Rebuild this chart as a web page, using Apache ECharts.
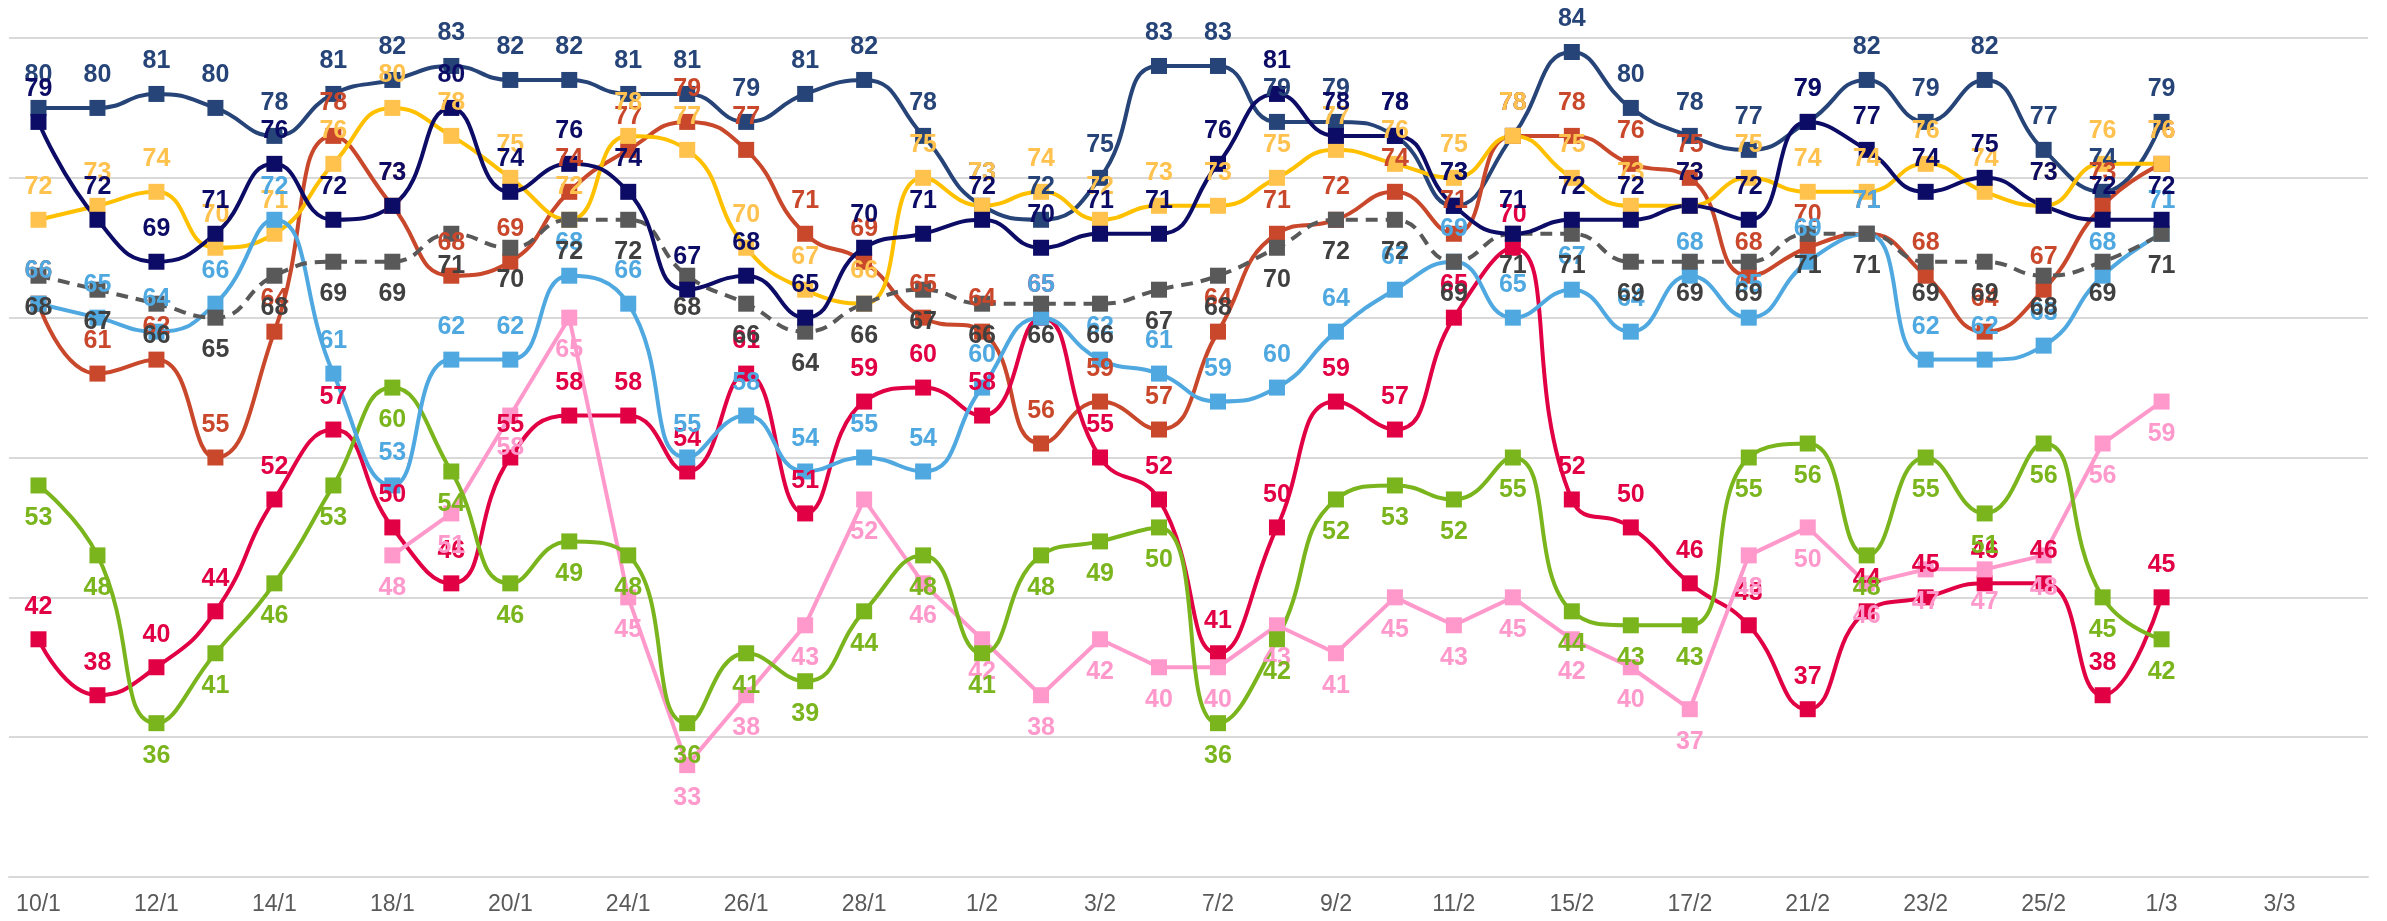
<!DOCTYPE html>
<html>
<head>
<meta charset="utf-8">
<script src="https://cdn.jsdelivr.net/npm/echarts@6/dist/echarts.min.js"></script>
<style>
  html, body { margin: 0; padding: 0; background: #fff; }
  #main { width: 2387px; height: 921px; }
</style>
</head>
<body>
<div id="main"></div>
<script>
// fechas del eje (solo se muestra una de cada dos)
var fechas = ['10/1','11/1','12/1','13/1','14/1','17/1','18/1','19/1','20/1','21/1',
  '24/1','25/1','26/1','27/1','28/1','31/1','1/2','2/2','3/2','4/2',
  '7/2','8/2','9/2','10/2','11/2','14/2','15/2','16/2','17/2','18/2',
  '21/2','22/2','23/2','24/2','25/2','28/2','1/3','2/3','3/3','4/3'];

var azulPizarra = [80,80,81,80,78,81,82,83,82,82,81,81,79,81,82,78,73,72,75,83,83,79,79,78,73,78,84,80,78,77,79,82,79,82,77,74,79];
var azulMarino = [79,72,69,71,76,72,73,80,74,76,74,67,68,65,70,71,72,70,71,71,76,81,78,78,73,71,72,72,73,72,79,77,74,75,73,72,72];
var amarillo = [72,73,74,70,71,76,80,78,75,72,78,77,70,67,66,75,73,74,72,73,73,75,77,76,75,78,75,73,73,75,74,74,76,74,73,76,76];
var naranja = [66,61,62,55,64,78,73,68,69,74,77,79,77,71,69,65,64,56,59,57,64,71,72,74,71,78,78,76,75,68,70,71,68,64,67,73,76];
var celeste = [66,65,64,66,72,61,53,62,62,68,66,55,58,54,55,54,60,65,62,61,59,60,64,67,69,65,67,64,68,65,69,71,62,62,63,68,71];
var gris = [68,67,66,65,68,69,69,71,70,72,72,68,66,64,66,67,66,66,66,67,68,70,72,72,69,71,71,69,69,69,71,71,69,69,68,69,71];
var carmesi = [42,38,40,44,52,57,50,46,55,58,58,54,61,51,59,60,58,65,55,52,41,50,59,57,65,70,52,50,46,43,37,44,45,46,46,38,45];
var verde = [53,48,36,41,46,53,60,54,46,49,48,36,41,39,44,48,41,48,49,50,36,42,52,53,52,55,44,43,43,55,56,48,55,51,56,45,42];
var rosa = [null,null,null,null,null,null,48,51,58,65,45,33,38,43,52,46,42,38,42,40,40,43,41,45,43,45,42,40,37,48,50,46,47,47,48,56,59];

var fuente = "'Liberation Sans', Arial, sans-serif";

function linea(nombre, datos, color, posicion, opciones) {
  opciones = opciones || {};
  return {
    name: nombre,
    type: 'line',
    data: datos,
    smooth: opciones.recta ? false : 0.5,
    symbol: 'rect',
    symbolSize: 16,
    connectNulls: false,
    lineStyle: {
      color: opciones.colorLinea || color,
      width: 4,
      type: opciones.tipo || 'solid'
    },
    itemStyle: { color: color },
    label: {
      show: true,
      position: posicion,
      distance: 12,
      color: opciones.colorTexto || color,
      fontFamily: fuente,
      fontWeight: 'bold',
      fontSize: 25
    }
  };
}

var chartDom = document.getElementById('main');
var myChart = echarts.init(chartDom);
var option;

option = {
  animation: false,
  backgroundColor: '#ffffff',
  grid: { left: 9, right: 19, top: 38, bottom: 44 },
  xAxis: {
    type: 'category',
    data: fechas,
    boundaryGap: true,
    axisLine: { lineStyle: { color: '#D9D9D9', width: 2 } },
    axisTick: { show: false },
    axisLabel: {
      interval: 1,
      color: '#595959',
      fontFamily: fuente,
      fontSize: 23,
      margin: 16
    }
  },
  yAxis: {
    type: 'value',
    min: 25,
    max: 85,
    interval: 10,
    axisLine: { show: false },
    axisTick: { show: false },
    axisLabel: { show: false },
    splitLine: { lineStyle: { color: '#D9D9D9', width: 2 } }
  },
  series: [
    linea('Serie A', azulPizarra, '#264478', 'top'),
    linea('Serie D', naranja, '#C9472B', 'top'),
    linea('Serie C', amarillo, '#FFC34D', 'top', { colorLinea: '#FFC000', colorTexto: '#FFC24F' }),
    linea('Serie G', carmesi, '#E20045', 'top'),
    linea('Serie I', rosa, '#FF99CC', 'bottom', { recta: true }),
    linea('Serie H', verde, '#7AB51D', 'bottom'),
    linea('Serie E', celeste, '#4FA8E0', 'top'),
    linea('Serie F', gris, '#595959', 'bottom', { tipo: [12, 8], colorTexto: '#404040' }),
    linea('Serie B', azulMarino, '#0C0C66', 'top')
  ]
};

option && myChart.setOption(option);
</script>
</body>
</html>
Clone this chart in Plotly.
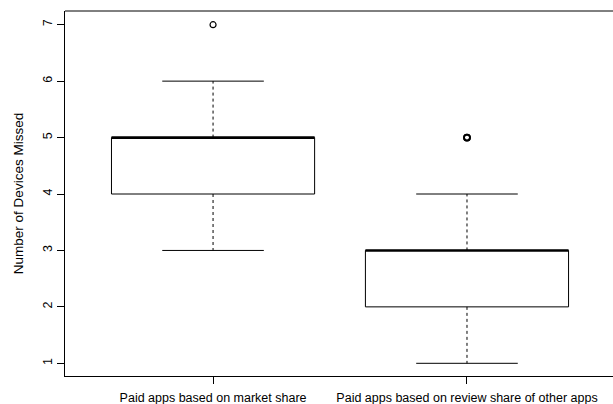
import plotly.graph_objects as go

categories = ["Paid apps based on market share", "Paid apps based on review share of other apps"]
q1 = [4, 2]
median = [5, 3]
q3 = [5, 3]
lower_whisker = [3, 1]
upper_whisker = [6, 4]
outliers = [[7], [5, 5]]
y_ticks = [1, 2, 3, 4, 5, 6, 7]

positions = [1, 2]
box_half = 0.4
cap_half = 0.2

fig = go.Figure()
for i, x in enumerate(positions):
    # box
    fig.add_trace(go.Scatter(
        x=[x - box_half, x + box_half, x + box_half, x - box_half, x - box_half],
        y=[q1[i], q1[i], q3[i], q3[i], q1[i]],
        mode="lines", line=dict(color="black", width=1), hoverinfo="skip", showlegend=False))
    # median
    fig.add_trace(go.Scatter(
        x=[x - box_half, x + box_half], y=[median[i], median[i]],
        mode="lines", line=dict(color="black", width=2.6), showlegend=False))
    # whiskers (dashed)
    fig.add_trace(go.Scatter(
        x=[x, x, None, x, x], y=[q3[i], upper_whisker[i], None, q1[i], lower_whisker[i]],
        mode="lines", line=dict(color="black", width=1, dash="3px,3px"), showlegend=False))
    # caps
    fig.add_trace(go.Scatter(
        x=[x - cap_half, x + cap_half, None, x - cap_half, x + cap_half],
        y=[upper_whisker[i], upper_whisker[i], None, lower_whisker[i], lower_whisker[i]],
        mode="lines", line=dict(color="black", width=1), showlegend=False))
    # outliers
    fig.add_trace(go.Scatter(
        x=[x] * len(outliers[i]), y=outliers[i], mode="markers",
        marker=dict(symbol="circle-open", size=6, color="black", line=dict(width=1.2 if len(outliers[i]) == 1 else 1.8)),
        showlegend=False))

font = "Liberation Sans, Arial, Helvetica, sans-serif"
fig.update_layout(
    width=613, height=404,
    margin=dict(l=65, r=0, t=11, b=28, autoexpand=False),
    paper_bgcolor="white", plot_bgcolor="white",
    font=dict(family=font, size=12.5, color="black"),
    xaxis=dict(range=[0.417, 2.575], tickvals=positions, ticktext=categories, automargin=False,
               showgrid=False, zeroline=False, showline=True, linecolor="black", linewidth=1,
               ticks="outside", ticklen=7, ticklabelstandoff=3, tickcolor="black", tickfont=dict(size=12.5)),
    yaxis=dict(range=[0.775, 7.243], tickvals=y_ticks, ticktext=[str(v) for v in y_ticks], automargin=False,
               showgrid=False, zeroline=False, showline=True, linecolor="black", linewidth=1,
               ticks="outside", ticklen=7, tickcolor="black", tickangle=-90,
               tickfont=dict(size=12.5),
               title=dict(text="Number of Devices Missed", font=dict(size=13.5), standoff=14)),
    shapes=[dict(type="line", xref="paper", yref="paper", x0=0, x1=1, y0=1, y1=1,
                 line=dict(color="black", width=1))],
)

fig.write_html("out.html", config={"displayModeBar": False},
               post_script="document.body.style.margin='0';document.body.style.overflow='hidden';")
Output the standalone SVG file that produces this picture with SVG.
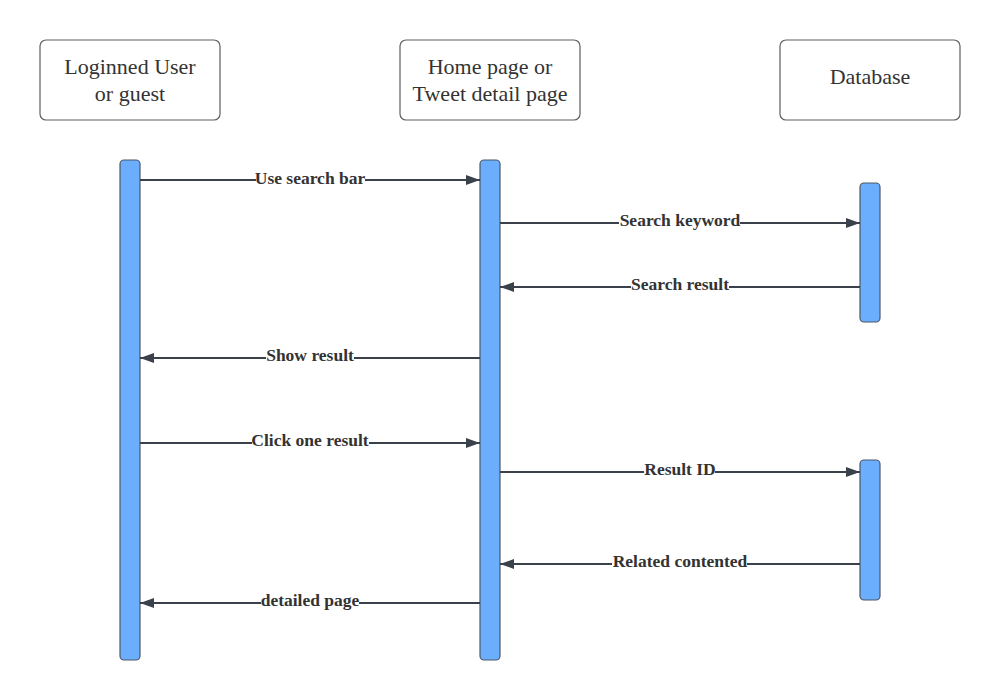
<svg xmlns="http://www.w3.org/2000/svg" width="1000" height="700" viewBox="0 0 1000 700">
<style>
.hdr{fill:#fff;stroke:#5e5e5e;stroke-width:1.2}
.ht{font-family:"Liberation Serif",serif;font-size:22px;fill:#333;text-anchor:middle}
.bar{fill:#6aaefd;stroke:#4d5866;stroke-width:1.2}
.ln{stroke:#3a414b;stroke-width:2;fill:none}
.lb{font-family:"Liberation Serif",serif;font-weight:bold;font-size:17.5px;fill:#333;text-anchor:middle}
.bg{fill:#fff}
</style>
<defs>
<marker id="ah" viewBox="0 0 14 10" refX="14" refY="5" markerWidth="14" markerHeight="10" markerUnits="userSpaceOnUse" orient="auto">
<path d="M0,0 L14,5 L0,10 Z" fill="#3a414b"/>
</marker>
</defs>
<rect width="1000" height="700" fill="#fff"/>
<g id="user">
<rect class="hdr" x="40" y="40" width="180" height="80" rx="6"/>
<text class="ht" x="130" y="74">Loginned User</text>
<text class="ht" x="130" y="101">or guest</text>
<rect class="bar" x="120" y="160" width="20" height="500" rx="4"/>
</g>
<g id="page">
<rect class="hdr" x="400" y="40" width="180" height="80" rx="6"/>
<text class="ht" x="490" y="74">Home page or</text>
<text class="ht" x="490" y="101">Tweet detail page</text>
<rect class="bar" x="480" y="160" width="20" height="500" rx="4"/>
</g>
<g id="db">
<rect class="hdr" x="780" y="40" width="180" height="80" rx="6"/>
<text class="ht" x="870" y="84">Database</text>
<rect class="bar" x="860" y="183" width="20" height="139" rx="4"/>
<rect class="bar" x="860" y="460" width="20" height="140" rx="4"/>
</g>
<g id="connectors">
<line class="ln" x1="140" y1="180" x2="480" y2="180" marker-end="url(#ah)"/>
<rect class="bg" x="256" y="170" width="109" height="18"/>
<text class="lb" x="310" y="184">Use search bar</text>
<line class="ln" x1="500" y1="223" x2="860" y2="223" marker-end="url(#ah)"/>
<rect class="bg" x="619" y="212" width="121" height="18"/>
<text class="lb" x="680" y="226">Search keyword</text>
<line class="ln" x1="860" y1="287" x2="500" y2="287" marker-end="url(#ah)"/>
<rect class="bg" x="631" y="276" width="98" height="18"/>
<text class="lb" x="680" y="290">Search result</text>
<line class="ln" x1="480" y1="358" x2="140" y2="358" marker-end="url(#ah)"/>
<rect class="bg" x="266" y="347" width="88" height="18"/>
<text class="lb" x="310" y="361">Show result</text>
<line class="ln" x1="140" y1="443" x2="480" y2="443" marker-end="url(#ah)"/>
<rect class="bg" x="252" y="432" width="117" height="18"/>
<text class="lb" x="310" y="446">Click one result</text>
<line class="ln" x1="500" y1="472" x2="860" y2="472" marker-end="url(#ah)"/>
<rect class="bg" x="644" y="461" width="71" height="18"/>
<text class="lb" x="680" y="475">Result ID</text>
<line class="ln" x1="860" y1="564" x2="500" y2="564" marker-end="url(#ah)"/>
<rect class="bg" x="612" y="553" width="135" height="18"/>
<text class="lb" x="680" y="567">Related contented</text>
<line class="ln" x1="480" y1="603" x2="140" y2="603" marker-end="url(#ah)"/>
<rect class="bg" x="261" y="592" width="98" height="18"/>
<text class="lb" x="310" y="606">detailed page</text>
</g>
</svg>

> **EXERCISE OBJECTIVE**
Which lines hold the word "this"? Return all of them from the records above.

> **WRITTEN ANSWER**
Rebuild this chart as a web page, using Apache ECharts.
Clone this chart in Plotly.
Output the standalone SVG file that produces this picture with SVG.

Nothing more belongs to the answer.